Transport interchange and station operators are being invited to save potentially millions of pounds by testing the passenger impacts of planned schemes in a new visualisation laboratory from industry innovation hub the Transport Systems Catapult.
The 'Vis Lab', in Milton Keynes, operates 3D virtual reality technology to create an immersive environment of the kind originally introduced to train soldiers by placing them in typical battle conditions.
Users wear headsets that enable them to 'walk' freely in any direction through simulated buildings and along potential access routes, and assess likely passenger reactions in advance of schemes being finalised.
The Catapult's principal modelling technologist, Martin Pett told Transport Network: 'Simply moving a single, originally badly placed, static directional sign across a station can cost £10,000 a time; moving an LED information sign, with all its associated electrics, will cost much more'.
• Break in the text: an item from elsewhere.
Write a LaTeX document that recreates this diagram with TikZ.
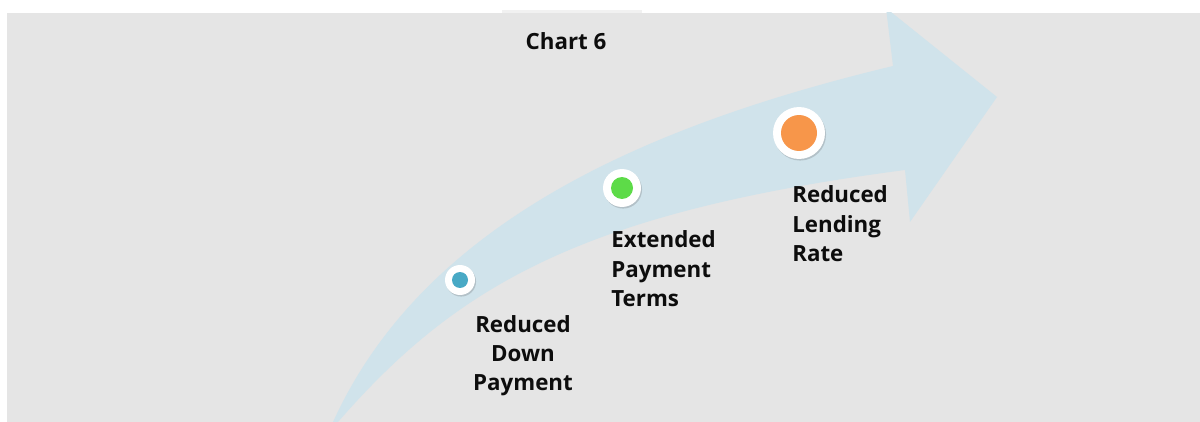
\documentclass[tikz,border=0pt]{standalone}
\usepackage{fontspec}
\setmainfont{Open Sans}
\usetikzlibrary{shadows}
\definecolor{panelgray}{HTML}{E5E5E5}
\definecolor{tabgray}{HTML}{F1F1F1}
\definecolor{bandblue}{HTML}{D0E3EB}
\definecolor{dotblue}{HTML}{48A9C5}
\definecolor{dotgreen}{HTML}{5DDB48}
\definecolor{dotorange}{HTML}{F7964A}
\definecolor{inkblack}{HTML}{0D0D0D}
\newcommand{\labelfont}{\fontsize{12.7}{16.7}\selectfont\bfseries}
\newcommand{\stack}[2]{\begin{tabular}[t]{@{}#1@{}}#2\end{tabular}}
\begin{document}
\begin{tikzpicture}[x=0.02cm,y=-0.02cm,
  ring/.style={circle, fill=white, inner sep=0pt,
    drop shadow={shadow xshift=0.6pt, shadow yshift=-0.9pt, opacity=0.22, fill=black!70}},
  core/.style={circle, inner sep=0pt},
  caption/.style={inner sep=0pt, text=inkblack, font=\labelfont}]
\useasboundingbox (0,0) rectangle (1200,422);
\fill[white] (0,0) rectangle (1200,422);
% panel
\fill[panelgray] (7,13) rectangle (1200,422);
\fill[tabgray] (502,10) rectangle (642,13);
% curved arrow
\begin{scope}
\clip (7,13) rectangle (1200,422);
\fill[bandblue]
  (330,432) -- (333,422)
  .. controls (423,224) and (643,126) .. (893,66)
  -- (886,8) -- (997,97) -- (910,222) -- (905,170)
  .. controls (585,212) and (458,284) .. (338,422)
  -- (335,432) -- cycle;
\end{scope}
% title
\node[caption, anchor=base] (title) at (566,50) {Chart 6};
% milestones
\node[ring, minimum size=0.6cm] (m1) at (460,280) {};
\node[core, fill=dotblue, minimum size=0.32cm] (c1) at (m1.center) {};
\node[ring, minimum size=0.76cm] (m2) at (622,188) {};
\node[core, fill=dotgreen, minimum size=0.44cm] (c2) at (m2.center) {};
\node[ring, minimum size=1.04cm] (m3) at (799,133) {};
\node[core, fill=dotorange, minimum size=0.72cm] (c3) at (m3.center) {};
% labels
\node[caption, anchor=base] (l1) at (523,332) {\stack{c}{Reduced\\Down\\Payment}};
\node[caption, anchor=base west] (l2) at (611,248) {\stack{l}{Extended\\Payment\\Terms}};
\node[caption, anchor=base west] (l3) at (792,203) {\stack{l}{Reduced\\Lending\\Rate}};
\end{tikzpicture}
\end{document}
The system can be used to check proposed station layouts and signage and ticket machine design and location for optimum accessibility for disabled travellers, including those in wheelchairs.
Several train operating companies have already expressed interest in using the Vis Lab, Mr Pett said.
Technology suppliers will also be able to access it to test their planned solutions before committing themselves to building costly prototypes.
Another role will be to monitor pedestrian interactions with self-driven, electric-powered passenger-carrying 'pods' due to be trialled in public spaces in Milton Keynes, under the management of the Catapult, as part of the UK's Autodrive programme.
The first of the three planned pods was officially unveiled in February 2015.